Apesar de não ser uma prática nova, a polivalência ainda causa muita polêmica. Mestre em educação pela USP (Universidade de São Paulo), Cecília Yoshida Freire estudou as dificuldades que os professores multidisciplinares de 1ª a 4ª séries têm para ensinar ciências. Concluiu que até mesmo os polivalentes do ensino primário não tinham segurança para abordar essa disciplina. "Muitos não se sentiam confortáveis para desenvolver conteúdos de ciências. Eles sabiam que não tinham um olhar crítico sobre o tema, por isso acabavam reféns do livro didático." Se o professor de 1ª a 4ª séries acha penoso apresentar ciência às crianças, o que dizer de um professor de geografia que dá aulas de matemática para uma 6ª série, onde o conteúdo e a complexidade são ainda maiores?


O foco não é ensinar as minúcias da matemática ou das ciências e sim observar o aluno e ensiná-lo a aprender


Diante dessa crítica, a Escola Vera Cruz apresenta uma estrutura montada para que o professor seja preparado para se tornar polivalente. Antes de virar titular, ele exerce a função de auxiliar de classe: acompanha os trabalhos de perto, estuda com os outros professores, mas não dá aulas. Essa estratégia tenta prepará-lo gradualmente para as aulas.
A rede pública, no entanto, não funciona nesse ritmo. Nela, o professor passa por um concurso e, conforme a sua classificação, deve escolher as opções de escola à disposição. No dia da escolha, em fevereiro deste ano, a professora de ciências Elisabete Hulgado escolheu a Escola Municipal João Pinheiro, sem saber que a entidade adotava a polivalência. "Quando soube, nem dormi de tanta preocupação com a responsabilidade de assumir isso", conta Elisabete.
Ela só ficou mais tranqüila quando soube que a escola organiza reuniões semanais com todos os professores polivalentes, para que eles aprendam o que devem ensinar em cada classe. "Estou aqui há poucos meses e já percebi que muitos conteúdos eu nem aprendi na escola."
O foco não é ensinar as minúcias da matemática ou das ciências e sim observar o aluno de perto e ensiná-lo a aprender para que ele chegue às séries mais avançadas maduro e capaz de administrar sua busca autônoma pelo conhecimento.
Outras instituições preferem o contrário: em vez de retardar o sistema com especialistas, o adiantam. É o caso do Colégio Objetivo, que a partir da 3ª série do ensino fundamental já tem um professor para português, história e geografia e outro para matemática e ciências, além dos especialistas em artes, música, educação física, inglês e informática.
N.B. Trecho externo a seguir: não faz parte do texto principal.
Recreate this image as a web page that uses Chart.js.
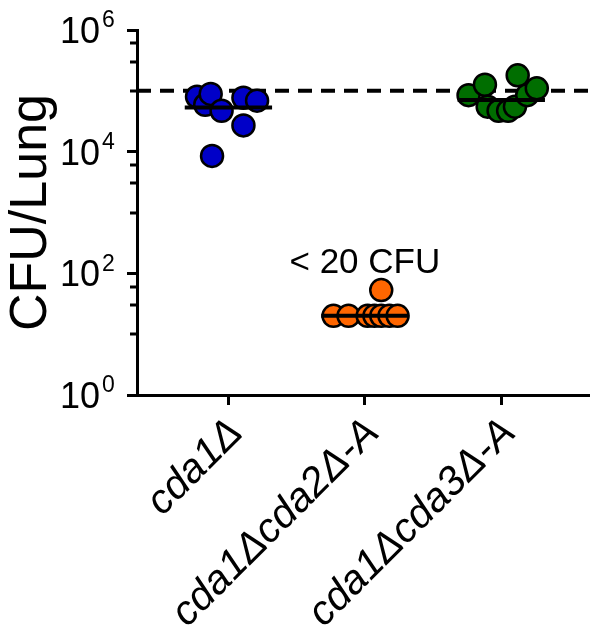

Na 4ª série, o aluno tem sete professores, na 5ª, nove. "Tudo para facilitar a transição", conta Sônia Bercito, coordenadora de 5ª a 8ª séries do Objetivo.
O Colégio Dante Alighieri também fez uma tentativa similar. Por lá, os especialistas foram introduzidos na 4ª série, mas o sistema foi abandonado há dez anos. "Descobrimos que só antecipávamos o sofrimento dos alunos, transferindo-o para a passagem da 3ª para a 4ª série", diz Vânia Barone Monteiro, coordenadora pedagógica de 2ª a 4ª séries. "Eles não estão maduros, mas é o sistema, eles se adaptam."
Na prática, o que se mostra mais eficiente para o aluno: que a polivalência seja estendida ou que haja muitos especialistas desde cedo? Segundo Nilson José Machado, da Faculdade de Educação da USP, o que importa é que a escola consiga transformar conteúdo em conhecimento aplicável à vida dos alunos. Nesse sentido, a boa escola não é necessariamente aquela que adota um ou outro método, mas aquela que tem professores hábeis o bastante para transitar por vários conteúdos, inclusive no ensino de sua especialidade. Simples assim.